I’ve gone from Philly to Cleveland and back a handful of times, a trip my family generally drives every year. The train was great, particularly when I went just with my mom. We’re both the type of people who are quite content to just sit and read or watch the scenery go by, and on one trip we met the most delightfully odd Italian guy. He was seated across the aisle from us, and had a paper grocery sack with him. It was, apparently, full of food, and for the entire ~13 trip, the guy was eating. He seriously had an entire loaf of bread, big hunks of sausage and salami and other portable meats, cheeses, fresh fruit, even a bottle of wine. At one point he offered to share with my mother and I, saying (and I swear this is true) that “fine food is only fine in the company of fine women,” which made my fifty-something mother just about die laughing, and 15-year-old me turned bright red.
Of course, on one of those return trips from Ohio, our train was delayed because of track problems or something, and so instead of getting in around 10 PM or whenever we were supposed to, we got in at 2 AM - and my father, who was supposed to pick us up at the train station, had apparently fallen asleep at home. We had to call him three times to wake him, and then obviously wait for him to get there. Luckily, 30th Street Station is one of those great big stations that dates back to the glory days of rail travel; I still think there’s a certain poetry to those places during their barely-used hours. I haven’t been there in years but last time I did they still had one of those analog signs that goes clackclackclack as it updates, which for some reason I find absolutely delightful.

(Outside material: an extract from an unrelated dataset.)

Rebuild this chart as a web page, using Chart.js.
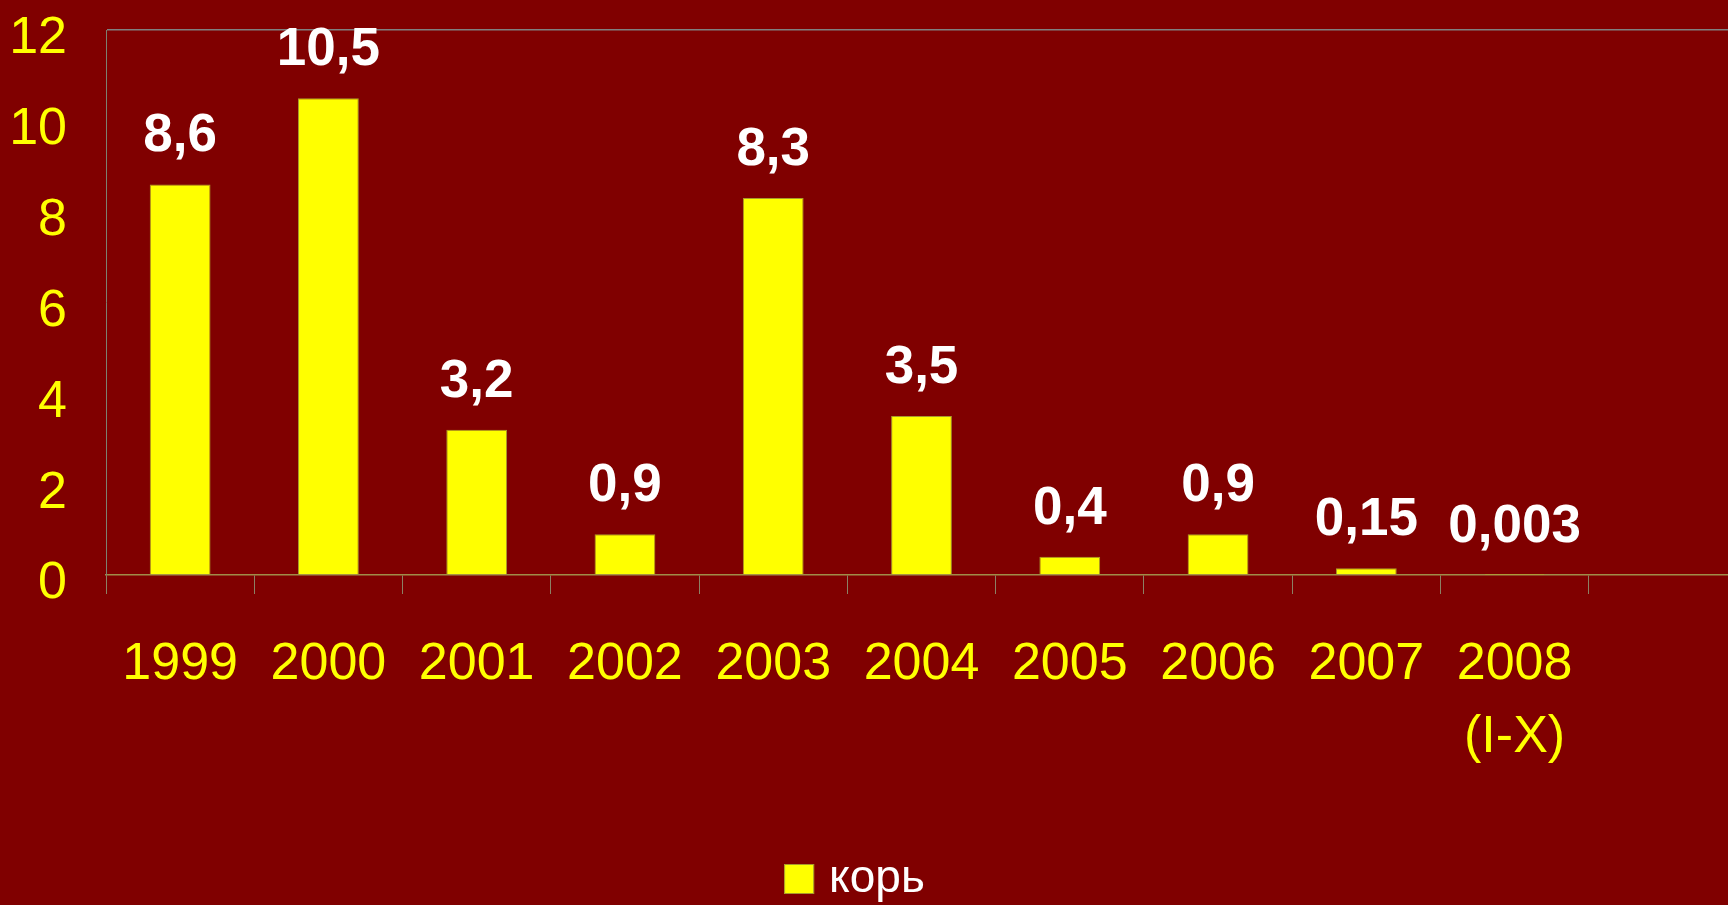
<!DOCTYPE html>
<html>
<head>
<meta charset="utf-8">
<script src="https://cdn.jsdelivr.net/npm/chart.js@4/dist/chart.umd.min.js"></script>
<style>
  html, body { margin: 0; padding: 0; background: #800000; overflow: hidden; }
  #wrap { width: 1737px; height: 912px; }
</style>
</head>
<body>
<div id="wrap"><canvas id="c" width="1737" height="912"></canvas></div>
<script>
// Measles incidence by year (per 100 000), last column left empty
const years = ['1999', '2000', '2001', '2002', '2003', '2004', '2005', '2006', '2007', ['2008', '(I-X)'], ''];
const measles = [8.6, 10.5, 3.2, 0.9, 8.3, 3.5, 0.4, 0.9, 0.15, 0.003, null];
const seriesName = 'корь';
const yTicks = { min: 0, max: 12, step: 2 };

const FONT = '"Liberation Sans", Arial, sans-serif';
const BAR_FILL = '#ffff00';
const BAR_EDGE = '#a89a2c';
const LEGEND_FONT = 46;
const LEGEND_BOX = 30;

// Value labels above each bar, written with a decimal comma
const valueLabels = {
  id: 'valueLabels',
  afterDatasetsDraw(chart) {
    const ctx = chart.ctx;
    const meta = chart.getDatasetMeta(0);
    const data = chart.data.datasets[0].data;
    ctx.save();
    ctx.fillStyle = '#ffffff';
    ctx.font = 'bold 53px ' + FONT;
    ctx.textAlign = 'center';
    ctx.textBaseline = 'alphabetic';
    meta.data.forEach((bar, i) => {
      const v = data[i];
      if (v === null || v === undefined) return;
      ctx.fillText(String(v).replace('.', ','), bar.x, bar.y - 33);
    });
    ctx.restore();
  }
};

// Legend item drawn into the slot the legend layout reserves, with a tighter box-to-text gap
const compactLegend = {
  id: 'compactLegend',
  afterDraw(chart) {
    const legend = chart.legend;
    if (!legend || !legend.legendHitBoxes || !legend.legendHitBoxes.length) return;
    const hb = legend.legendHitBoxes[0];
    const ctx = chart.ctx;
    const cy = hb.top + hb.height / 2;
    const bx = hb.left - 10;
    ctx.save();
    ctx.fillStyle = BAR_FILL;
    ctx.strokeStyle = BAR_EDGE;
    ctx.lineWidth = 1;
    ctx.fillRect(bx, cy - LEGEND_BOX / 2, LEGEND_BOX, LEGEND_BOX);
    ctx.strokeRect(bx + 0.5, cy - LEGEND_BOX / 2 + 0.5, LEGEND_BOX - 1, LEGEND_BOX - 1);
    ctx.fillStyle = '#ffffff';
    ctx.font = LEGEND_FONT + 'px ' + FONT;
    ctx.textAlign = 'left';
    ctx.textBaseline = 'middle';
    ctx.fillText(chart.data.datasets[0].label, bx + LEGEND_BOX + 15, cy);
    ctx.restore();
  }
};

new Chart(document.getElementById('c'), {
  type: 'bar',
  data: {
    labels: years,
    datasets: [{
      label: seriesName,
      data: measles,
      backgroundColor: BAR_FILL,
      borderColor: BAR_EDGE,
      borderWidth: 1,
      barPercentage: 0.41,
      categoryPercentage: 1.0
    }]
  },
  options: {
    responsive: false,
    animation: false,
    layout: { padding: { top: 30, left: 0, right: 0, bottom: 0 } },
    plugins: {
      tooltip: { enabled: false },
      legend: {
        position: 'bottom',
        labels: {
          color: 'rgba(0,0,0,0)',
          font: { family: FONT, size: LEGEND_FONT },
          boxWidth: LEGEND_BOX,
          boxHeight: LEGEND_BOX,
          padding: 10,
          generateLabels(chart) {
            return Chart.defaults.plugins.legend.labels.generateLabels(chart).map((item) => ({
              ...item,
              fillStyle: 'rgba(0,0,0,0)',
              strokeStyle: 'rgba(0,0,0,0)',
              fontColor: 'rgba(0,0,0,0)'
            }));
          }
        }
      }
    },
    scales: {
      x: {
        afterFit(scale) { scale.height = 271; },
        grid: {
          display: true,
          drawOnChartArea: false,
          drawTicks: true,
          tickLength: 19,
          color: '#8c8064',
          offset: true
        },
        border: { display: true, color: '#a08c48', width: 1.5 },
        ticks: {
          color: '#ffff00',
          font: { family: FONT, size: 52, lineHeight: 1.4 },
          padding: 34,
          autoSkip: false,
          maxRotation: 0
        }
      },
      y: {
        min: yTicks.min,
        max: yTicks.max,
        afterFit(scale) {
          scale.width = 106;
          scale.paddingTop = 0;
          scale.paddingBottom = 0;
        },
        grid: {
          drawTicks: false,
          color: (c) => (c.tick && c.tick.value === yTicks.max ? '#808080' : 'rgba(0,0,0,0)'),
          lineWidth: 1.5
        },
        border: { display: true, color: '#7c8070', width: 1 },
        ticks: {
          stepSize: yTicks.step,
          color: '#ffff00',
          font: { family: FONT, size: 52 },
          padding: 39,
          labelOffset: 9
        }
      }
    }
  },
  plugins: [valueLabels, compactLegend]
});
</script>
</body>
</html>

This past summer, I found a really cheap round-trip train ticket to go from Albuquerque to go visit my sister in LA. It’s about a 16 hour trip. I spent most of it in the lounge car with a bunch of college kids who were headed home for the summer, who’d been on since Chicago (about 24 hours by the time I boarded). Particularly out west, the train goes through pretty much nothing but podunk little towns - it came up that this trip, from Chicago out to LA - used to be glamorous and exciting and high adventure, and towns like Gallup and Winslow used to be the next frontier. Even though I didn’t sleep much, I still felt fairly fresh in the morning when we got to LA, and part of that was the just the ability to go to the restroom, change, wash my face, etc, before even getting there. And oh, the sunset, as you’re rumbling through the Arizona desert, in the observation car…amazing.
One fun thing is that, in every Amtrak trip I’ve taken, I don’t think I’ve ever met a snack car attendant who was under the age of, say, 60. It seemed like they’ve all been working for railroads for easily twice the time I’ve been alive, and if you take the time to chat with them, they seem more than willing to tell some young punk like myself about when rail travel was classy - none of this buying a Cup of Noodles for dinner, but everyone ate in the dining car, with a white tablecloth and polished candlesticks, as the desert rolled by…
Yeah, there’s something fantastic about rail travel. It might not be as glamorous as it once was, but it’s still great.
*In my defense, it wasn’t so much a family vacation as “your sister wants to look at all these schools in the deep south (for unfathomable reasons). You have to come.”